Whilst Christmas in 2020 is far from normal, there’s still joy to be found this festive season.
This Christmas is going to be weird – there’s no two ways about it. But whether you’re getting tested and returning home or braving it out here in Glasgow, there’s plenty of Christmas spirit left to be found. In case you’ve been struggling, The Glasgow Guardian has compiled a (by no means cohesive) list of the joys we should all be focusing on.
It seems that shortly after Halloween there was a general consensus that Christmas had started. The usual “it starts earlier each year” grouches have kept quiet, knowing that what 2020 really needs is as much Christmas as we can get. And if that wasn’t enough, those of us going home in time to quarantine before we see wider family on Christmas Day only have about a week left in the city anyway, so we really do have an excuse to go hard on Christmas as soon as we can. Seeing the glow of fairy lights through paper snowflake-covered windows makes walking home from the library in the dark and biting cold a little bit more pleasant.
Everyone knows Christmas is better when you spend it with someone who still Believes. And this year, even if you don’t have a small child in your family, you can still tap into the joy of Santa by watching politicians from around the world make formal announcements in parliament about Santa being an essential worker, free from quarantine rules. We saw it at Easter with Jacinda Ardern making sure the Easter Bunny would still make it home, and recently the Irish minister for foreign affairs gave a particularly lovely announcement in the Dáil.
In March, I think a lot of us thought we would save money not being able to leave the house for the foreseeable future. But if you’re anything like me and my flatmates, you’ve just lost the same amount – if not more – buying crap online. My prediction for December is that this addiction to online shopping will continue, and we’ll see an influx of babies and dogs in festive outfits – which is enough to lift anyone’s spirits.
We’ve done banana bread and sourdough, and now it’s time for the final boss: festive baking. As an avid baker, I don’t think there’s anything as challenging as sourdough (my starter and I are mortal enemies), so hopefully, the skills mastered since March will keep all of our kitchens full this Christmas. My suggestion: bake gingerbread, then heat up some mulled wine and try your hand at building a house. Since 2016, my friends from home and I have had a get together to build a gingerbread house, and we have never once succeeded. So if you try your hand at it, make sure you tweet a photo to us at @glasgowguardian so you can either join my team of rejects, or put us all to shame.

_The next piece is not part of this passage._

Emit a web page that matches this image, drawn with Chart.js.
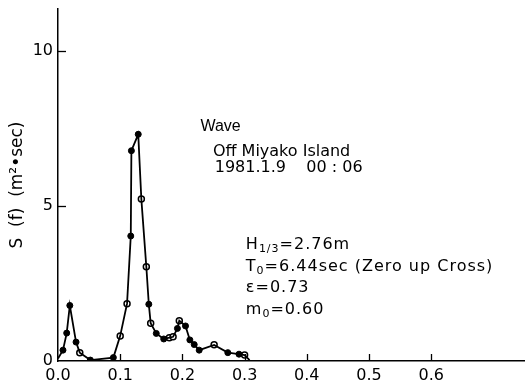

When I left the role of Editor-in-Chief at the end of last year, I didn’t think my legacy going forward would be constantly trying to get our readers to watch shit films, but here we are. If you’re in need of a little Christmas spirit, not much will help more than a swift 90-minute fever dream about a lawyer who inherits a place called “Christmas Land”, or a Normal GirlTM who falls for a prince, or – and I still can’t believe this got made – a 14th-century knight from Norwich time travelling to modern-day Ohio to show Vanessa Hudgens the true meaning of Christmas and love. What more could you want?I hope these will be a distraction from some of the more bleak aspects of our lives at the moment. If all else fails, you can’t quibble with the quality of A Muppet’s Christmas Carol, so whack that on and try to be sad while watching Kermit and Miss Piggy. It’s scientifically impossible.